▸ RECORDED DATA
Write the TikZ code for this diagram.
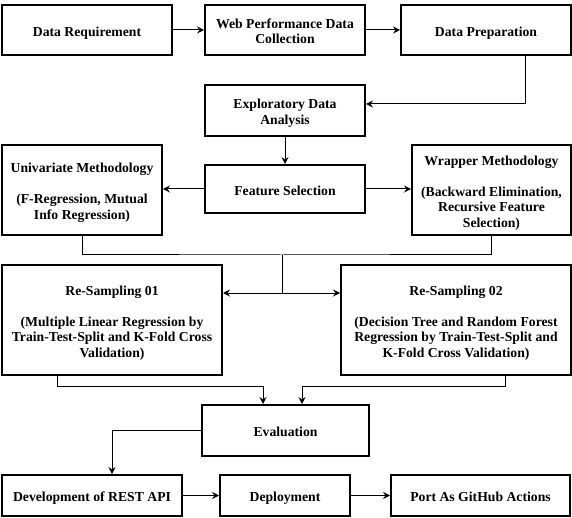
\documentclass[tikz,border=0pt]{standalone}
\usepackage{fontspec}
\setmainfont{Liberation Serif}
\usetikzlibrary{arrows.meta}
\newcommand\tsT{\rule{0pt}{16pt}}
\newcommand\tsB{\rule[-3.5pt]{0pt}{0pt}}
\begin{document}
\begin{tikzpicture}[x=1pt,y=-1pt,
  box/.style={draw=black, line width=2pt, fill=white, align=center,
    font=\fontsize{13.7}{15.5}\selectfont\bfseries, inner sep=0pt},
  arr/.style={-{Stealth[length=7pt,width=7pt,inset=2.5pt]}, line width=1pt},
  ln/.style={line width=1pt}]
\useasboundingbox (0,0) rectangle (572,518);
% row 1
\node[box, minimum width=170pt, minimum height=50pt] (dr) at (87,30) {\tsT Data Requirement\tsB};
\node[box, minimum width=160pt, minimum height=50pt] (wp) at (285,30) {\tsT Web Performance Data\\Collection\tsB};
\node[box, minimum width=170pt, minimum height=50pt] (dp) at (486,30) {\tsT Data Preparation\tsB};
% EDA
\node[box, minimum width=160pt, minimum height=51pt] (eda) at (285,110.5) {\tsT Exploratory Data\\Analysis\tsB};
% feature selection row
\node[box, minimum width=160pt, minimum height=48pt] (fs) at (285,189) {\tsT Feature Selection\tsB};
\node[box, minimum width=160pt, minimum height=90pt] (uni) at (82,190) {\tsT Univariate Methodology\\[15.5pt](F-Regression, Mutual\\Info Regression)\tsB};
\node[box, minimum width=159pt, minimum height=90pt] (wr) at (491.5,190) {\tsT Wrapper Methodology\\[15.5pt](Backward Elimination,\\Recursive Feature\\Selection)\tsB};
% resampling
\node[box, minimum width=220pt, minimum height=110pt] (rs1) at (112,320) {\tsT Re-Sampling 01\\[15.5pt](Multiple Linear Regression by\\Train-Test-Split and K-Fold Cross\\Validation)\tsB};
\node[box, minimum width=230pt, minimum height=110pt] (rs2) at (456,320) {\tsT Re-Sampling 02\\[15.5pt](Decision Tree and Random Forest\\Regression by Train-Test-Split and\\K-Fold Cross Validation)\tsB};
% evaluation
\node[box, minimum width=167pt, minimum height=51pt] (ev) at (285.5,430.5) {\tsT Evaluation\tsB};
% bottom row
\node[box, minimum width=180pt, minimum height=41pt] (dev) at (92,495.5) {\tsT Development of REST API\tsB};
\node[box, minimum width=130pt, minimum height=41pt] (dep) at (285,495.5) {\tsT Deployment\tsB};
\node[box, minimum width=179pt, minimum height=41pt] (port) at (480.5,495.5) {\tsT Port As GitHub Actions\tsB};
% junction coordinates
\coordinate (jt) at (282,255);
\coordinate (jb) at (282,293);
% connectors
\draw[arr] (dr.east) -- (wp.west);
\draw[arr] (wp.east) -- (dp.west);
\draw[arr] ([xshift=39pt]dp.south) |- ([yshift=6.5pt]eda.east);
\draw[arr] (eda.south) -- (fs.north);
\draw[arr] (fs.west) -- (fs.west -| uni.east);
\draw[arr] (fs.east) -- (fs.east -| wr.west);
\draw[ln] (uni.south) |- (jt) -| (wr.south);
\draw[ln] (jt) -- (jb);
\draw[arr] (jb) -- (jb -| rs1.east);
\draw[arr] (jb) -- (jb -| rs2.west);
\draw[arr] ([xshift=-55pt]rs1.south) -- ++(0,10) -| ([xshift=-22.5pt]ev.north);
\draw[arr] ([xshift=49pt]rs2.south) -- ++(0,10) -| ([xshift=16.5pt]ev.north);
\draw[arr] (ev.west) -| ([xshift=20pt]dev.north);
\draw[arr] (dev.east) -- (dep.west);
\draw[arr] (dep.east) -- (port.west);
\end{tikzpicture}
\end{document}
==
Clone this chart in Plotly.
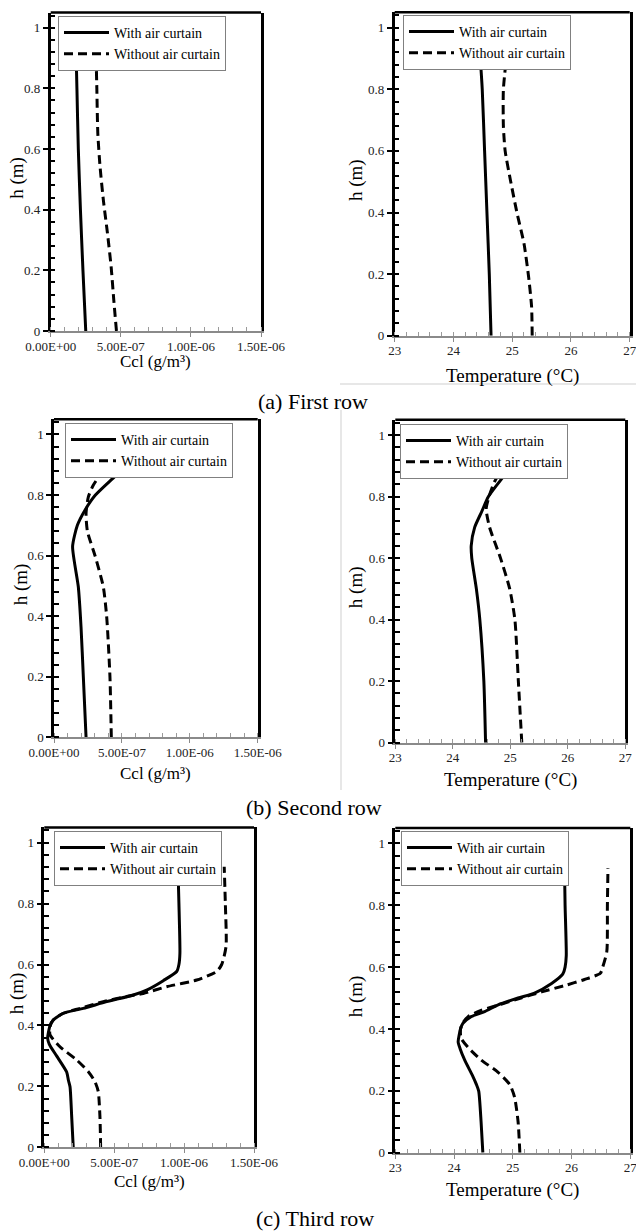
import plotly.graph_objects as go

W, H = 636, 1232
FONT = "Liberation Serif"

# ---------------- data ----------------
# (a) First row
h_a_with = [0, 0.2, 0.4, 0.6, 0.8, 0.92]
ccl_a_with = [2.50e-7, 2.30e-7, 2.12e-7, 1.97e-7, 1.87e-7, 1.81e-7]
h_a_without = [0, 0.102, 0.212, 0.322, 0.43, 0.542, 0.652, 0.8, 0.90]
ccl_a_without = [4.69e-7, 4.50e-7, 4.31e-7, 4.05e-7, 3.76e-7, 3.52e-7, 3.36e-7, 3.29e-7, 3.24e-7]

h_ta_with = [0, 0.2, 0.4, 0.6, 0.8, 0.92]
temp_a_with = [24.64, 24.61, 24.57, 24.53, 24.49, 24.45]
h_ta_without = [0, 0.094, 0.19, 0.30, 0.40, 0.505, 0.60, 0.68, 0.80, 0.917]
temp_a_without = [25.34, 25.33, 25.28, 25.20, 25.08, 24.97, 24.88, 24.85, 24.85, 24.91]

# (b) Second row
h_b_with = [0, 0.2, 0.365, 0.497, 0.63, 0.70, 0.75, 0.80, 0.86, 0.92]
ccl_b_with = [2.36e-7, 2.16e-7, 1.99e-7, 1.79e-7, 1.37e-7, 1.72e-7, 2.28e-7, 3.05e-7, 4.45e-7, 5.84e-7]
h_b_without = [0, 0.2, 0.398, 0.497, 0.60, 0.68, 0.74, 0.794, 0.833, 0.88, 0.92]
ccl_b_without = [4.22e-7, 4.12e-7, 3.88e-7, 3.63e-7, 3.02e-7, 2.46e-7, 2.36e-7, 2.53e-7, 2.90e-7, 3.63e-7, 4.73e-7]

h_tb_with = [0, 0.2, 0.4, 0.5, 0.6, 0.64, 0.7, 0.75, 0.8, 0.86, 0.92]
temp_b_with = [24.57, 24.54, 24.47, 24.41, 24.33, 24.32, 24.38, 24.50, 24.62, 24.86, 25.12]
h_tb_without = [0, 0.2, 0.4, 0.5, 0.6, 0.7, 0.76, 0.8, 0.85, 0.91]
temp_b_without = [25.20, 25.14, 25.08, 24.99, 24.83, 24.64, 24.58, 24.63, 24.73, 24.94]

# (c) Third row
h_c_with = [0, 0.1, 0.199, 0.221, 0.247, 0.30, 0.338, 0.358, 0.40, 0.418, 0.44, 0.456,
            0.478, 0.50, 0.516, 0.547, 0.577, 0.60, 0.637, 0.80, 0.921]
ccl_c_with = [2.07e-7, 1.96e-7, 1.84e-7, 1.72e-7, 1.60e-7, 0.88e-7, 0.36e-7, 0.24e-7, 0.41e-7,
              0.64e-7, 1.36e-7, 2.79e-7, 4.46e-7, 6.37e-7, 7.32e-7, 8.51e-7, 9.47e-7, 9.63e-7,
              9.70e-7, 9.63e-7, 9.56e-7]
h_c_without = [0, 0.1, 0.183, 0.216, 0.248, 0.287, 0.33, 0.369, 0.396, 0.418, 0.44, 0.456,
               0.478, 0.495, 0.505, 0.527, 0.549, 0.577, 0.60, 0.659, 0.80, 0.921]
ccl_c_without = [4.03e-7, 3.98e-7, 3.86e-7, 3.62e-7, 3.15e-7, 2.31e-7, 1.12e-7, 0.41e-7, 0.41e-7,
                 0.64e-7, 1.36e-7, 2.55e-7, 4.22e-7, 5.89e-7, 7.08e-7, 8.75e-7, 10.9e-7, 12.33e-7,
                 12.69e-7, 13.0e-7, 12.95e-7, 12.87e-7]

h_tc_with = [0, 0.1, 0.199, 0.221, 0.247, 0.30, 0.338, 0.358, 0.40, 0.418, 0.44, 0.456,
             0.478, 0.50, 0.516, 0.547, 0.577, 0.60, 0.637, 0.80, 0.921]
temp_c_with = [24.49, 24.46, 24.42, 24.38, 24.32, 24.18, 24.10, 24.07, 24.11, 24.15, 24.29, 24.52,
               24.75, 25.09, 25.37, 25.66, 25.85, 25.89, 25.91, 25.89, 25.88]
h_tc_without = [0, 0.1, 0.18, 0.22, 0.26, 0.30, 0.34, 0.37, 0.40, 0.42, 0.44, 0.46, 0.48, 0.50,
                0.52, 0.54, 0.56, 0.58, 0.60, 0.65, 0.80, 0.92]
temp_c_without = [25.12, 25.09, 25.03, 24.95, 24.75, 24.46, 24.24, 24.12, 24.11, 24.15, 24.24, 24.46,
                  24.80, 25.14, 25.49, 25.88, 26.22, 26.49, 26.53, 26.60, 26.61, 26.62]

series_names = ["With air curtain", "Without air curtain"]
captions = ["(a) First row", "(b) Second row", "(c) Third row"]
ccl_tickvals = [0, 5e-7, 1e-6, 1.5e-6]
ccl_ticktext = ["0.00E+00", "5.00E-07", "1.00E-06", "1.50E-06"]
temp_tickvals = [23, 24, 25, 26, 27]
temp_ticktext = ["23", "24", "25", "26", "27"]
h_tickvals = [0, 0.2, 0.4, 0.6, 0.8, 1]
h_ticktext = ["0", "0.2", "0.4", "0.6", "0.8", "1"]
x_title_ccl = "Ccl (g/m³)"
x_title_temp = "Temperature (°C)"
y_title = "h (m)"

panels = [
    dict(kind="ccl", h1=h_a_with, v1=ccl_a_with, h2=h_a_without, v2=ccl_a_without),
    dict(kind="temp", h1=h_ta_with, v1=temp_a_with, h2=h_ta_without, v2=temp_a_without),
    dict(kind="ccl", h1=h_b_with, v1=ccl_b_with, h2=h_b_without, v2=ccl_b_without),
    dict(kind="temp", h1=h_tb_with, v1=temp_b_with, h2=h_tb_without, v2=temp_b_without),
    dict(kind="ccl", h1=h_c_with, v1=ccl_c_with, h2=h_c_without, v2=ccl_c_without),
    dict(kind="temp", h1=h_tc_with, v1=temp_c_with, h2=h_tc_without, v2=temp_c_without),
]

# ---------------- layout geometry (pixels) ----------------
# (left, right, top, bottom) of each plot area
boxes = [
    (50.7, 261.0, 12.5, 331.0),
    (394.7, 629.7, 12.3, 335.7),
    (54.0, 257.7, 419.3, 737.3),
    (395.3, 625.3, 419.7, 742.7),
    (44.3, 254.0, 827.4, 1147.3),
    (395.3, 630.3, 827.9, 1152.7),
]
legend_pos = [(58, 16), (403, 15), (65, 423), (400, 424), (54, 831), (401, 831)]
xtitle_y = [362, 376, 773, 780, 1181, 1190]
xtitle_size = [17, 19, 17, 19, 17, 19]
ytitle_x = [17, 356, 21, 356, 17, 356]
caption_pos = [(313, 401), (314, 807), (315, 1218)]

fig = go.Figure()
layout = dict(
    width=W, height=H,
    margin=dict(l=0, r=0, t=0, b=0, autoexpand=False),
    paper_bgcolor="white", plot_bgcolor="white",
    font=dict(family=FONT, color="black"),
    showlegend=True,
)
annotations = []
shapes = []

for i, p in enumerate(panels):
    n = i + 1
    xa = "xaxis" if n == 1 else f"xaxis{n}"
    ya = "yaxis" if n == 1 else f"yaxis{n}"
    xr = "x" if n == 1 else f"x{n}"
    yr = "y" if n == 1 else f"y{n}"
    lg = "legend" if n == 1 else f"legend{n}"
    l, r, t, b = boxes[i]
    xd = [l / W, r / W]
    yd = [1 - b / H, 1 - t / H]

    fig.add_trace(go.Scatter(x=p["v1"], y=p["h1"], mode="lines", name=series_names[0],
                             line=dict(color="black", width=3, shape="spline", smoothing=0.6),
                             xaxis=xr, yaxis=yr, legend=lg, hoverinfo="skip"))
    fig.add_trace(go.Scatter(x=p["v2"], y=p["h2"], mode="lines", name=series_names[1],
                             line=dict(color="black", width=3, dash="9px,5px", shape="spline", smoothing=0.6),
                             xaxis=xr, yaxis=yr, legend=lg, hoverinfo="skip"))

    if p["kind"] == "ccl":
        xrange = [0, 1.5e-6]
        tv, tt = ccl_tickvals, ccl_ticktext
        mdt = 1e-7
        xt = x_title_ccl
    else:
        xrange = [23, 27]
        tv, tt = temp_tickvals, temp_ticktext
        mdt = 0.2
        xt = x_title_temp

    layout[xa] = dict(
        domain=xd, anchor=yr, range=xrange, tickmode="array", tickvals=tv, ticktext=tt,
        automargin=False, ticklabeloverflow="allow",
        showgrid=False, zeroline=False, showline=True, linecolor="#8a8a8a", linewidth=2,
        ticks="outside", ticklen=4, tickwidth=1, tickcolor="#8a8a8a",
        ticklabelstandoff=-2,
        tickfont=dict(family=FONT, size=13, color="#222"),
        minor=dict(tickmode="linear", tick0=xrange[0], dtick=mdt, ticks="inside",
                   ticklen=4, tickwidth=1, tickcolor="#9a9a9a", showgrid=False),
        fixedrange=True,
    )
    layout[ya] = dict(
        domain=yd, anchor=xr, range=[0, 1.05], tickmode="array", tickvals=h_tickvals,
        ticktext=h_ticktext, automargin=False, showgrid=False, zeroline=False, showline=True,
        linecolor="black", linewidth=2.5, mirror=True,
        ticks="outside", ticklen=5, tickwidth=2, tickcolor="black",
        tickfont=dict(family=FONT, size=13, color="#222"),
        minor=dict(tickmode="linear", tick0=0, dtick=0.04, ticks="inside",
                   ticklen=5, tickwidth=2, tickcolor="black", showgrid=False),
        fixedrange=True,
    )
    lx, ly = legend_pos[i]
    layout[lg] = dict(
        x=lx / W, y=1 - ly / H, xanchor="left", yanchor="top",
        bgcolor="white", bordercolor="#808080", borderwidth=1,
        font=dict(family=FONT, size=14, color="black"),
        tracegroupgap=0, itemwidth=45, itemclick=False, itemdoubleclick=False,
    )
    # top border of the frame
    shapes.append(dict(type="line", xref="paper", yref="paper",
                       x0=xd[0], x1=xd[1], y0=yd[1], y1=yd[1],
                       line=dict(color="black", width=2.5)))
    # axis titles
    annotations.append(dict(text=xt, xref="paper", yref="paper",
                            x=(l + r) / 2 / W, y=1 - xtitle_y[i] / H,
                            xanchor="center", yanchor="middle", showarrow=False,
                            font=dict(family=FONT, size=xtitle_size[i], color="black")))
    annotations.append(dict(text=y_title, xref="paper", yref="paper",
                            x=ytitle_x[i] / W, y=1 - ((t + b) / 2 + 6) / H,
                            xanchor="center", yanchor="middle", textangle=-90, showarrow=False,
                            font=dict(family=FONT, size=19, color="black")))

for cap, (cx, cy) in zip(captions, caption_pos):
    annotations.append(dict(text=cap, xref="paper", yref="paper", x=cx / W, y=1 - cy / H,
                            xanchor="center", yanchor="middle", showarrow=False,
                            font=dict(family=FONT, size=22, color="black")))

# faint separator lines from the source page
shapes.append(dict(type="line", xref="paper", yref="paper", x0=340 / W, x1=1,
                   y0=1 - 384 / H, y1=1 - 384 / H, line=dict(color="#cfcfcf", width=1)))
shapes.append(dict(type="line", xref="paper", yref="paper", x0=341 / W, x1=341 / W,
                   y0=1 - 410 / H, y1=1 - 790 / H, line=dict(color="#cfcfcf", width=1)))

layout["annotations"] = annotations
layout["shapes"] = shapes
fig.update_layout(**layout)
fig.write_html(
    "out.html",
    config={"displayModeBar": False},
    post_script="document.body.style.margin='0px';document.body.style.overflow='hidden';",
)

▸ EXERCISE REQUIREMENTS
Extract every line above containing the word "this".

▸ TASK RESPONSE
Write the TikZ code for this diagram.
Clone this chart in Plotly.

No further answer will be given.